Вместе с тем тот факт, что «Записки» были опубликованы лишь в последней трети XIX в., не совсем благоприятно отразился на оценке личности Болотова в эти и последующие годы. Поскольку прошло уже более ста лет после его наиболее интенсивной деятельности и научные труды были основательно забыты, некоторые авторы стали судить о Болотове только по «Запискам», что привело к крайне одностороннему пониманию личности, а порой и ее несправедливой оценке.

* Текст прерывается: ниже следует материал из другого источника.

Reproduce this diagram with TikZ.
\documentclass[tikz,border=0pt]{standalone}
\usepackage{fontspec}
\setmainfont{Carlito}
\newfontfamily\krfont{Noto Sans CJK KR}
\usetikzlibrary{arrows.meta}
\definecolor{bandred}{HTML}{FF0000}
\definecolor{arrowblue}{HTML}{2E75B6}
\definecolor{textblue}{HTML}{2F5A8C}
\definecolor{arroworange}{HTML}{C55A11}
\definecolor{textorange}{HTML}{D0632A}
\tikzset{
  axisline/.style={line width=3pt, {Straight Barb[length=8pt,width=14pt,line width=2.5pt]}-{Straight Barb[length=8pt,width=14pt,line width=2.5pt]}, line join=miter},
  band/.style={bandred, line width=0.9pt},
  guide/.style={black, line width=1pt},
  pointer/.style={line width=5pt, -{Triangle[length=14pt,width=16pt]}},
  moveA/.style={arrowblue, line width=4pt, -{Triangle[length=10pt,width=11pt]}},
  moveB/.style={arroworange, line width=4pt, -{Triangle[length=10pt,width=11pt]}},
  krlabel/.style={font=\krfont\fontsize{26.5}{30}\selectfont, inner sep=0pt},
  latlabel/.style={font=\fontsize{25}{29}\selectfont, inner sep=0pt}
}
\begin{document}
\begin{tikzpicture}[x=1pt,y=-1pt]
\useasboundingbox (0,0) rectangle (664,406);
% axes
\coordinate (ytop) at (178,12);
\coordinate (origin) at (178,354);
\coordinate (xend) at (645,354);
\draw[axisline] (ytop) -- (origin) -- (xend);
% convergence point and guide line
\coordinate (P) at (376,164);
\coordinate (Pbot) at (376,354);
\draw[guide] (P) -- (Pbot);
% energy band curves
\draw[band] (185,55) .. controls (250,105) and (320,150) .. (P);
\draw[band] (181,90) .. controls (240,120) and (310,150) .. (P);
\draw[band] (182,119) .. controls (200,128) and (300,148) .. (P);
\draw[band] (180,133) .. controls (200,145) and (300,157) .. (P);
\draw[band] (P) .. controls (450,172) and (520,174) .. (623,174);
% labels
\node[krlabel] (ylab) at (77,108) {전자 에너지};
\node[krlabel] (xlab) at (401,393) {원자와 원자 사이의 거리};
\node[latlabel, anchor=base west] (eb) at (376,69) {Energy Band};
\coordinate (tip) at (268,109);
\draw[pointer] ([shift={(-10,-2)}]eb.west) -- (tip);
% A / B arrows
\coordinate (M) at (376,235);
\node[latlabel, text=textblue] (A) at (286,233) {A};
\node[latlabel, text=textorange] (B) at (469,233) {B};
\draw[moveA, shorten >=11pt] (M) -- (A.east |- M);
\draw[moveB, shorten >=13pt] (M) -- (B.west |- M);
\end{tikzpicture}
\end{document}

В качестве примера приведем работу А. Алферова и А. Грузинского. Вот как они охарактеризовали в ней Андрея Тимофеевича: «Болотов не был человеком большой силы ума и дарований; значительно отличаясь от большинства провинциального дворянства умственными интересами и известной культурностью, он в то же время вовсе не был передовым человеком своей эпохи; в его привычках и понятиях навсегда осталась добрая доля старины и патриархальности; все оживление общества, все новые течения Екатерининского времени прошли в значительной степени мимо тульского дворянина, с 1762 г. прочно осевшего на земле. Да он, и оставшись в Петербурге, не мог бы примкнуть к передовым воззрениям по всему складу своей натуры, спокойной, уравновешенной... ограничивающейся... умственными интересами невысокого полета... Болотов интересен именно как представитель значительного в конце XVIII века полуневежественного слоя дворянства, который охотно ител за своим временем...» [29 Алферов А. Д., Грузинский А. Е. Русская литература XVIII в. М.: Сотрудник школ, 1907. С. 158—169.]

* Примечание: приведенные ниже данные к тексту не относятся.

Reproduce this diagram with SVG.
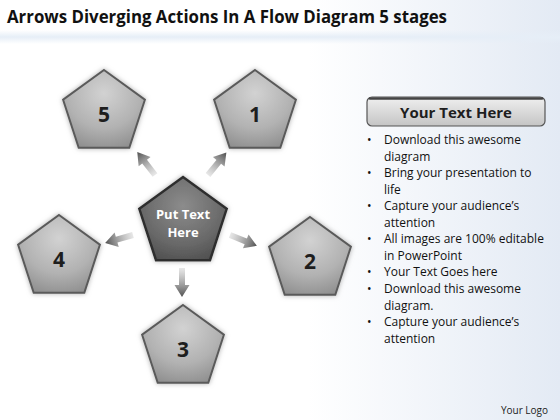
<svg xmlns="http://www.w3.org/2000/svg" width="560" height="420" viewBox="0 0 560 420">
<defs>
<linearGradient id="bg" x1="0" y1="0" x2="1" y2="0">
<stop offset="0" stop-color="#ffffff"/><stop offset="0.55" stop-color="#ffffff"/><stop offset="1" stop-color="#e3eaf4"/>
</linearGradient>
<linearGradient id="band" x1="0" y1="0" x2="0" y2="1">
<stop offset="0" stop-color="#e6eef7" stop-opacity="0"/><stop offset="0.5" stop-color="#e6eef7"/><stop offset="1" stop-color="#e6eef7" stop-opacity="0"/>
</linearGradient>
<radialGradient id="pg" cx="0.5" cy="0.3" r="0.75">
<stop offset="0" stop-color="#d2d2d2"/><stop offset="0.6" stop-color="#b2b2b2"/><stop offset="1" stop-color="#8e8e8e"/>
</radialGradient>
<radialGradient id="cg" cx="0.5" cy="0.35" r="0.75">
<stop offset="0" stop-color="#8c8c8c"/><stop offset="0.6" stop-color="#6a6a6a"/><stop offset="1" stop-color="#4a4a4a"/>
</radialGradient>
<linearGradient id="ag" x1="0" y1="0" x2="1" y2="0">
<stop offset="0" stop-color="#d8d8d8" stop-opacity="0.6"/><stop offset="1" stop-color="#505050"/>
</linearGradient>
<linearGradient id="hg" x1="0" y1="0" x2="0" y2="1">
<stop offset="0" stop-color="#f0f0f0"/><stop offset="1" stop-color="#c4c4c4"/>
</linearGradient>
<filter id="glow" x="-20%" y="-20%" width="140%" height="140%">
<feDropShadow dx="0" dy="0" stdDeviation="2.5" flood-color="#9a9a9a" flood-opacity="0.8"/>
</filter>
<polygon id="pent" points="0,-43 40.9,-13.3 25.3,34.8 -25.3,34.8 -40.9,-13.3"/>
<polygon id="arr" points="0,-3 17,-3 17,-7.5 29,0 17,7.5 17,3 0,3"/>
</defs>
<style>
.pent{fill:url(#pg);stroke:#5a5a5a;stroke-width:2;filter:url(#glow)}
.cent{fill:url(#cg);stroke:#2e2e2e;stroke-width:2.5;filter:url(#glow)}
.num{font-family:"Open Sans","Liberation Sans",sans-serif;font-weight:bold;font-size:21px;fill:#1e1e1e;text-anchor:middle}
.ctext{font-family:"Open Sans","Liberation Sans",sans-serif;font-weight:bold;font-size:13px;fill:#ffffff;text-anchor:middle}
.body{font-family:"Open Sans","Liberation Sans",sans-serif;font-size:12px;fill:#111111}
.arrow{fill:url(#ag)}
</style>
<rect x="0" y="0" width="560" height="420" fill="url(#bg)"/>
<rect x="0" y="30" width="560" height="14" fill="url(#band)"/>
<text x="7" y="23" font-family="Open Sans, Liberation Sans, sans-serif" font-weight="bold" font-size="17" fill="#111" textLength="440" lengthAdjust="spacingAndGlyphs">Arrows Diverging Actions In A Flow Diagram 5 stages</text>

<g id="connectors">
<use href="#arr" class="arrow" transform="translate(155,175) rotate(-127.7)"/>
<use href="#arr" class="arrow" transform="translate(208,175) rotate(-50.7)"/>
<use href="#arr" class="arrow" transform="translate(133,235) rotate(164)"/>
<use href="#arr" class="arrow" transform="translate(230,235) rotate(22)"/>
<use href="#arr" class="arrow" transform="translate(182,268) rotate(90)"/>
</g>

<g id="node-center">
<polygon class="cent" points="183,177 226.7,208.8 210,260.2 156,260.2 139.3,208.8"/>
<text class="ctext" x="183" y="219">Put Text</text>
<text class="ctext" x="183" y="237">Here</text>
</g>
<g id="node-5">
<use href="#pent" class="pent" transform="translate(104,113)"/>
<text class="num" x="104" y="122">5</text>
</g>
<g id="node-1">
<use href="#pent" class="pent" transform="translate(255,113)"/>
<text class="num" x="255" y="122">1</text>
</g>
<g id="node-4">
<use href="#pent" class="pent" transform="translate(59,258)"/>
<text class="num" x="59" y="267">4</text>
</g>
<g id="node-2">
<use href="#pent" class="pent" transform="translate(310,260)"/>
<text class="num" x="310" y="269">2</text>
</g>
<g id="node-3">
<use href="#pent" class="pent" transform="translate(183,348)"/>
<text class="num" x="183" y="357">3</text>
</g>

<g id="text-panel">
<rect x="367" y="97" width="178" height="29" rx="5" fill="url(#hg)" stroke="#555" stroke-width="1.2"/>
<path d="M370,98.5 H542" stroke="#444" stroke-width="2.5" stroke-linecap="round"/>
<text x="456" y="118" font-family="Open Sans, Liberation Sans, sans-serif" font-weight="bold" font-size="15" fill="#1e1e1e" text-anchor="middle">Your Text Here</text>
<g class="body">
<text x="367" y="144">•</text><text x="384" y="144">Download this awesome</text>
<text x="384" y="161">diagram</text>
<text x="367" y="177">•</text><text x="384" y="177">Bring your presentation to</text>
<text x="384" y="194">life</text>
<text x="367" y="210">•</text><text x="384" y="210">Capture your audience’s</text>
<text x="384" y="227">attention</text>
<text x="367" y="243">•</text><text x="384" y="243">All images are 100% editable</text>
<text x="384" y="260">in PowerPoint</text>
<text x="367" y="276">•</text><text x="384" y="276">Your Text Goes here</text>
<text x="367" y="293">•</text><text x="384" y="293">Download this awesome</text>
<text x="384" y="310">diagram.</text>
<text x="367" y="326">•</text><text x="384" y="326">Capture your audience’s</text>
<text x="384" y="343">attention</text>
</g>
</g>
<text x="548" y="414" font-family="Open Sans, Liberation Sans, sans-serif" font-size="10" fill="#222" text-anchor="end">Your Logo</text>
</svg>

Анализируя это высказывание, легко прийти к следующим выводам:

1) то, что авторы считают недостатками Болотова (прочное оседание на земле, спокойный, уравновешенный характер), в действительности позволило ему совершить настоящий научный подвиг;

2) только незнание научной стороны деятельности Болотова привело их к отрицанию у него ума и дарований, к обвинению в «полуневежестве».


Подвиг жителей г. Богородицка
Каково сейчас положение с памятными для русского человека местами, где жил и творил Андрей Тимофеевич Болотов?

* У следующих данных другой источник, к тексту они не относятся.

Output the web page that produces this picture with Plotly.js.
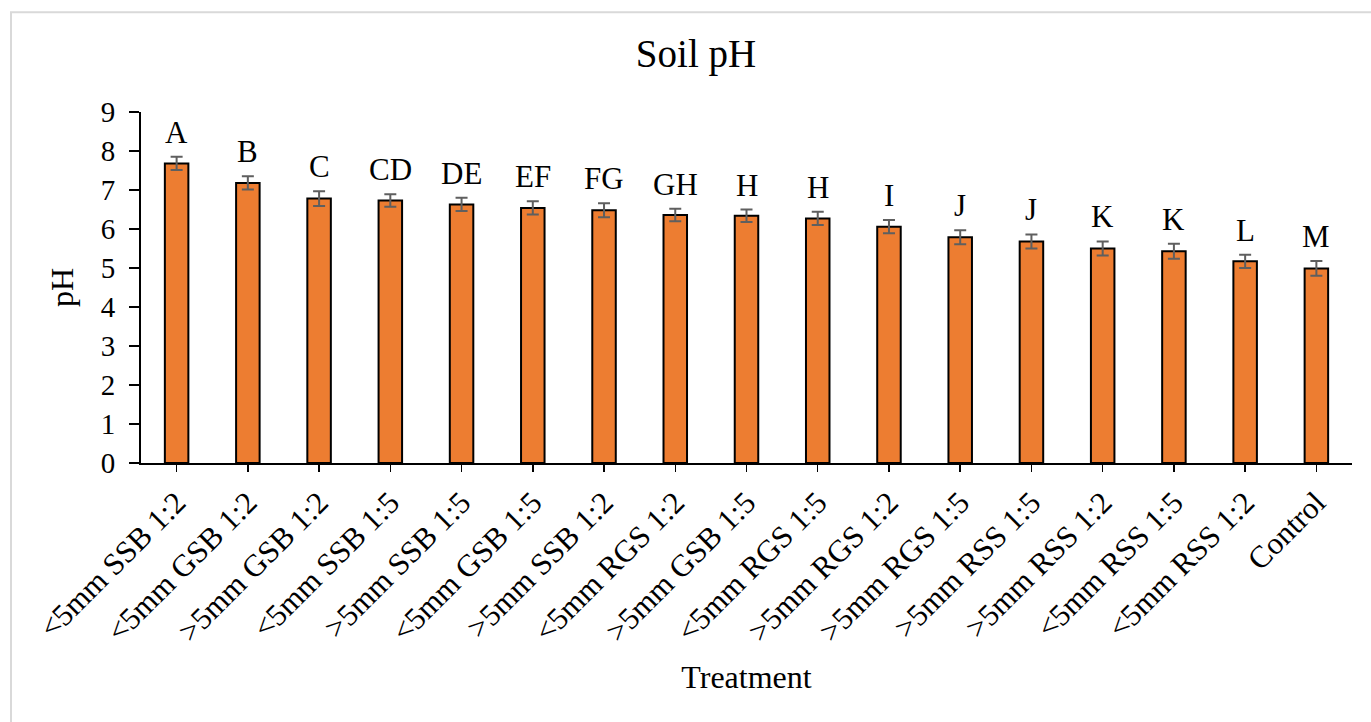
<!DOCTYPE html>
<html>
<head>
<meta charset="utf-8">
<script src="https://cdn.plot.ly/plotly-3.0.1.min.js"></script>
<style>
  html, body { margin: 0; padding: 0; background: #fff; }
  #chart { width: 1371px; height: 722px; }
</style>
</head>
<body>
<div id="chart"></div>
<script>
const categories = ['<5mm SSB 1:2', '<5mm GSB 1:2', '>5mm GSB 1:2', '<5mm SSB 1:5', '>5mm SSB 1:5',
  '<5mm GSB 1:5', '>5mm SSB 1:2', '<5mm RGS 1:2', '>5mm GSB 1:5', '<5mm RGS 1:5', '>5mm RGS 1:2',
  '>5mm RGS 1:5', '>5mm RSS 1:5', '>5mm RSS 1:2', '<5mm RSS 1:5', '<5mm RSS 1:2', 'Control'];
const phValues = [7.68, 7.18, 6.78, 6.73, 6.63, 6.54, 6.48, 6.36, 6.34, 6.27, 6.06, 5.79, 5.68, 5.50, 5.43, 5.17, 4.99];
const phErrors = [0.17, 0.17, 0.19, 0.16, 0.17, 0.17, 0.18, 0.16, 0.16, 0.17, 0.17, 0.18, 0.18, 0.18, 0.19, 0.17, 0.19];
const sigLetters = ['A', 'B', 'C', 'CD', 'DE', 'EF', 'FG', 'GH', 'H', 'H', 'I', 'J', 'J', 'K', 'K', 'L', 'M'];
const yTicks = [0, 1, 2, 3, 4, 5, 6, 7, 8, 9];

const FONT = 'Liberation Serif, Times New Roman, serif';

const trace = {
  type: 'bar',
  x: categories,
  y: phValues,
  marker: { color: '#ED7D31', line: { color: '#000000', width: 2 } },
  error_y: { type: 'data', array: phErrors, visible: true, color: '#5f5f5f', thickness: 2, width: 6 },
  hoverinfo: 'x+y'
};

const annotations = categories.map((c, i) => ({
  x: c, y: phValues[i] + phErrors[i], xref: 'x', yref: 'y',
  text: sigLetters[i], showarrow: false, yanchor: 'bottom', yshift: 5,
  font: { family: FONT, size: 31, color: '#000' }
}));

const layout = {
  width: 1371, height: 722,
  margin: { l: 141, r: 19, t: 112, b: 259, pad: 0 },
  paper_bgcolor: '#ffffff', plot_bgcolor: '#ffffff',
  font: { family: FONT, color: '#000' },
  showlegend: false,
  bargap: 0.67,
  title: {
    text: 'Soil pH', x: 696 / 1371, xanchor: 'center', xref: 'container',
    yref: 'container', y: 1 - 53 / 722, yanchor: 'middle',
    font: { family: FONT, size: 39, color: '#000' }
  },
  xaxis: {
    type: 'category',
    tickangle: -45,
    tickfont: { family: FONT, size: 31, color: '#000' },
    ticks: 'outside', ticklen: 7, tickwidth: 1.5, tickcolor: '#000',
    showline: true, linecolor: '#000', linewidth: 2,
    showgrid: false, zeroline: false,
    automargin: false,
    title: { text: 'Treatment', font: { family: FONT, size: 32, color: '#000' }, standoff: 18 }
  },
  yaxis: {
    range: [0, 9],
    tickvals: yTicks,
    ticktext: yTicks.map(String),
    tickfont: { family: FONT, size: 29, color: '#000' },
    ticks: 'outside', ticklen: 10, tickwidth: 1.5, tickcolor: '#000',
    ticklabelstandoff: 8,
    showline: true, linecolor: '#000', linewidth: 2,
    showgrid: false, zeroline: false,
    automargin: false,
    title: { text: 'pH', font: { family: FONT, size: 32, color: '#000' }, standoff: 18 }
  },
  annotations: annotations,
  shapes: [
    { type: 'rect', xref: 'paper', yref: 'paper', x0: (11 - 141) / 1211, x1: 1.5, y0: -2, y1: (462.7 - 12) / 351,
      line: { color: '#d9d9d9', width: 2 }, fillcolor: 'rgba(0,0,0,0)', layer: 'below' },
    { type: 'line', xref: 'paper', yref: 'y', ysizemode: 'pixel', yanchor: 0, x0: 1, x1: 1, y0: 0, y1: -7,
      line: { color: '#000', width: 1.5 } }
  ]
};

Plotly.newPlot('chart', [trace], layout, { displayModeBar: false, staticPlot: true });
</script>
</body>
</html>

Прежде всего о его Дворянинове, в котором он родился, провел многие годы детства, где начал свою замечательную деятельность на ниве науки, сделав огромной лабораторией поля и сады, леса и парки с их разнообразными растениями, дикорастущими и культурными; куда вернулся после двадцатилетнего пребывания в Богородицке и прожил еще почти сорок лет; где прах его предан земле, которой он беззаветно служил всю жизнь.

Уже говорилось о том, что под сенью деревьев русятинского кладбища на любовно ухоженной площадке стоит памятник Андрею Тимофеевичу, справа от него памятник его жене — Александре Михайловне, слева — надгробие на могиле тещи — Марии Абрамовны Кавериной.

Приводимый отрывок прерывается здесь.